**Task goal:** Your task is to retype the lines from the opening of the material through the line that includes "58.10, 76.76, 100];". Do not copy the pictures.

**Supplied material:**

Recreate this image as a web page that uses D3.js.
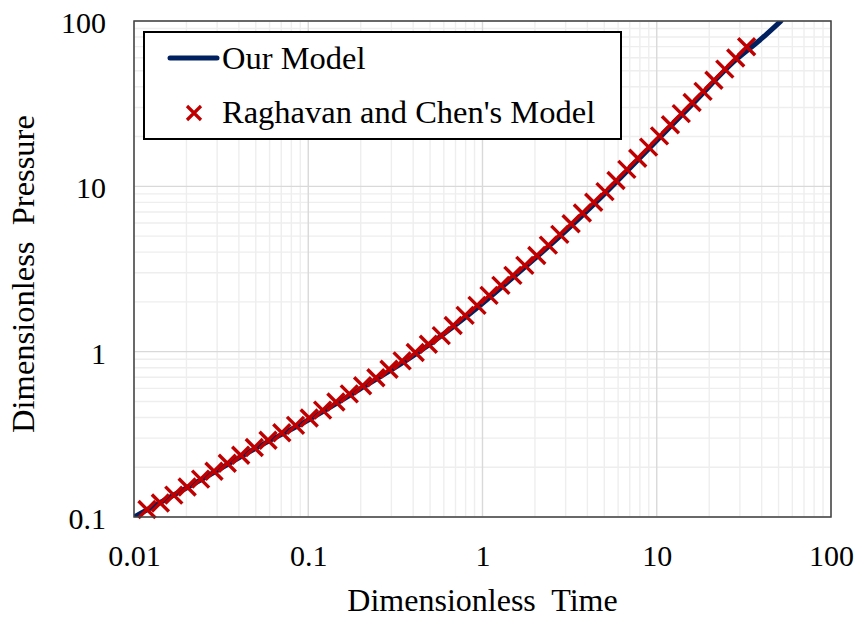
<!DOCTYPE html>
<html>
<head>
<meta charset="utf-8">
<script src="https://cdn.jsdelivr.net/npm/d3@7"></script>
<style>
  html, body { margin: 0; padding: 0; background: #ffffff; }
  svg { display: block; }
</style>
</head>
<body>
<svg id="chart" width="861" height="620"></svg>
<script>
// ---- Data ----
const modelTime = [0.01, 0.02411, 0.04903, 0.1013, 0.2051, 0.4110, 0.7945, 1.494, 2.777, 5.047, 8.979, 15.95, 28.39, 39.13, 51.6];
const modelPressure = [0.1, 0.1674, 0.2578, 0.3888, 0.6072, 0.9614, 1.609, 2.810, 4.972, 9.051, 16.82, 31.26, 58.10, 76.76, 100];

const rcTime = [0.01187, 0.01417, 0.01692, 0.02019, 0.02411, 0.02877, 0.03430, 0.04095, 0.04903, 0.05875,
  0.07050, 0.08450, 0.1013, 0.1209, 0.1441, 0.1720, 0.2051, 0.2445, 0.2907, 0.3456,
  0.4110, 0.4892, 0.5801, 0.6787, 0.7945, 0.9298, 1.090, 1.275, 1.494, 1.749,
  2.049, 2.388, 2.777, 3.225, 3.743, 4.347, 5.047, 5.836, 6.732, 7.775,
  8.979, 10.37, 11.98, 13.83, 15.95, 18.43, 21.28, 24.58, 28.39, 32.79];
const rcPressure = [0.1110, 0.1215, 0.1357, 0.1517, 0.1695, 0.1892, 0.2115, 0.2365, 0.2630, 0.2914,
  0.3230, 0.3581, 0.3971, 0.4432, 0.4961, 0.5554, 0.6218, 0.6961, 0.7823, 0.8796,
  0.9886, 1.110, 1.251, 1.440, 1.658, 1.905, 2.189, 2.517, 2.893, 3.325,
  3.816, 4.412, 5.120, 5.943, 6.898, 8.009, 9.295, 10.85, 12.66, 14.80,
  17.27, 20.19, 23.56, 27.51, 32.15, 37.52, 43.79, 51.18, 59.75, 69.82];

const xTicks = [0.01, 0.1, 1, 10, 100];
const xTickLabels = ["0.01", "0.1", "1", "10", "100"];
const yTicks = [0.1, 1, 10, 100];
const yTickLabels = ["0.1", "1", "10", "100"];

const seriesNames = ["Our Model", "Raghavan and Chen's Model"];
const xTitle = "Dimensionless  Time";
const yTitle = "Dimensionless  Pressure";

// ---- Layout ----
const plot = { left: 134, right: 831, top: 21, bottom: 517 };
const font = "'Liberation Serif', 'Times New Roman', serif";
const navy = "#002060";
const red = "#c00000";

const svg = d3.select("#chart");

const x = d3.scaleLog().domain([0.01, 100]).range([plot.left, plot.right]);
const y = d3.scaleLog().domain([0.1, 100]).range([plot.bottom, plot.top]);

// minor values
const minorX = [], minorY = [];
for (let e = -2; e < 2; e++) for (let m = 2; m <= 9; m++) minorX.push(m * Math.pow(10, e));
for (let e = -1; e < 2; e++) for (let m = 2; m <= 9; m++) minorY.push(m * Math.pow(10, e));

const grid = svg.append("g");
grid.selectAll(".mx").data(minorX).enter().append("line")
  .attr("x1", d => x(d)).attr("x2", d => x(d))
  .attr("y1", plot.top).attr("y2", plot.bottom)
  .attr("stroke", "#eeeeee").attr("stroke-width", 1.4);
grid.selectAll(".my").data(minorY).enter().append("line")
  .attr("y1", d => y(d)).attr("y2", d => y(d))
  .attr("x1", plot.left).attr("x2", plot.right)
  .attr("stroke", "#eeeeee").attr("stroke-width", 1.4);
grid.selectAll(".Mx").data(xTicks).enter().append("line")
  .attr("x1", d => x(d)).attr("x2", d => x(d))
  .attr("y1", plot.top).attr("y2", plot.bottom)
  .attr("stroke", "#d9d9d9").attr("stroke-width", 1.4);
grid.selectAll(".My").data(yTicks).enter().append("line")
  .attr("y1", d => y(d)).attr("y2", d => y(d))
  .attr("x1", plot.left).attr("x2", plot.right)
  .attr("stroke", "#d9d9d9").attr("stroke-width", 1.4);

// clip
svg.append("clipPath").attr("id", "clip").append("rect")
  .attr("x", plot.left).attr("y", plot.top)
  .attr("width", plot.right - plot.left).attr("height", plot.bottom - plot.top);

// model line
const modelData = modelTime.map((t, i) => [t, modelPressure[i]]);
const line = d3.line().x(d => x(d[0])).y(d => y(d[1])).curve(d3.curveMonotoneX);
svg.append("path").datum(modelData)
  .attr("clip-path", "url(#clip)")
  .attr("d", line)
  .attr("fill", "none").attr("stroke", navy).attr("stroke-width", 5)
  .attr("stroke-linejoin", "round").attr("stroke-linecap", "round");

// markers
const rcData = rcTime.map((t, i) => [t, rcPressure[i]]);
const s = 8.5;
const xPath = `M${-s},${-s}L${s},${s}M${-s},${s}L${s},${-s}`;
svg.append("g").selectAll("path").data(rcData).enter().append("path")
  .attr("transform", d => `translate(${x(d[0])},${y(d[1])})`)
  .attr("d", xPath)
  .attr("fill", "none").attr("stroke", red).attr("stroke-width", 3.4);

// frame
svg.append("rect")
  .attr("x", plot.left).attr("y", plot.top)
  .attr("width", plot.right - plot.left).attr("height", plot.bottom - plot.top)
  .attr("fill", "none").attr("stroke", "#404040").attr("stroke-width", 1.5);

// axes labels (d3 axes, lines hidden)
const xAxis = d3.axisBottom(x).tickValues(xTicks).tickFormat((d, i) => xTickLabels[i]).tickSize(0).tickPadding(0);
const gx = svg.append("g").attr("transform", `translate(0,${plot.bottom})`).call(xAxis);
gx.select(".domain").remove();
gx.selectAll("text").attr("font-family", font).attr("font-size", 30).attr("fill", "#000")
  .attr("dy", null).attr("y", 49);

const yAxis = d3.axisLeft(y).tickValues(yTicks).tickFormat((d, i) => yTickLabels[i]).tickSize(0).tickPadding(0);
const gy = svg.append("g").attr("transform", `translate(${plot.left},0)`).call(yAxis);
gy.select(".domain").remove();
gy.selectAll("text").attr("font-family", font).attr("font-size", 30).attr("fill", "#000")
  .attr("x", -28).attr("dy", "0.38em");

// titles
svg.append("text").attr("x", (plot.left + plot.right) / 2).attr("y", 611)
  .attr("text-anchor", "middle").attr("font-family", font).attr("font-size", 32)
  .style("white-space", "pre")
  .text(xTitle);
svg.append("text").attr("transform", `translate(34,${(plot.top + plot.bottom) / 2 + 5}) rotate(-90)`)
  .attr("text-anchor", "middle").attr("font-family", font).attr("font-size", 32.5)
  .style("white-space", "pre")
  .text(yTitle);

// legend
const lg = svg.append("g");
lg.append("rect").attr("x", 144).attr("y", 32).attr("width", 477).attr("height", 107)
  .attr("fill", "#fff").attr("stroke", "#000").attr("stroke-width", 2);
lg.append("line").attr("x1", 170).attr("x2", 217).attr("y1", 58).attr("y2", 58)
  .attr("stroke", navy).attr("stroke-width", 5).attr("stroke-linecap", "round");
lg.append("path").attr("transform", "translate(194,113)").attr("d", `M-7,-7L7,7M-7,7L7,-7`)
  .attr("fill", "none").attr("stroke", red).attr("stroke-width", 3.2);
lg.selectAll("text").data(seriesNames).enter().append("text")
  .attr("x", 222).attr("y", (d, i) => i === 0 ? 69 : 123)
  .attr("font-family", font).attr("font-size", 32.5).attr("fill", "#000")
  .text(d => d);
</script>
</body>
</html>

**Right answer:**
Recreate this image as a web page that uses D3.js.
<!DOCTYPE html>
<html>
<head>
<meta charset="utf-8">
<script src="https://cdn.jsdelivr.net/npm/d3@7"></script>
<style>
  html, body { margin: 0; padding: 0; background: #ffffff; }
  svg { display: block; }
</style>
</head>
<body>
<svg id="chart" width="861" height="620"></svg>
<script>
// ---- Data ----
const modelTime = [0.01, 0.02411, 0.04903, 0.1013, 0.2051, 0.4110, 0.7945, 1.494, 2.777, 5.047, 8.979, 15.95, 28.39, 39.13, 51.6];
const modelPressure = [0.1, 0.1674, 0.2578, 0.3888, 0.6072, 0.9614, 1.609, 2.810, 4.972, 9.051, 16.82, 31.26, 58.10, 76.76, 100];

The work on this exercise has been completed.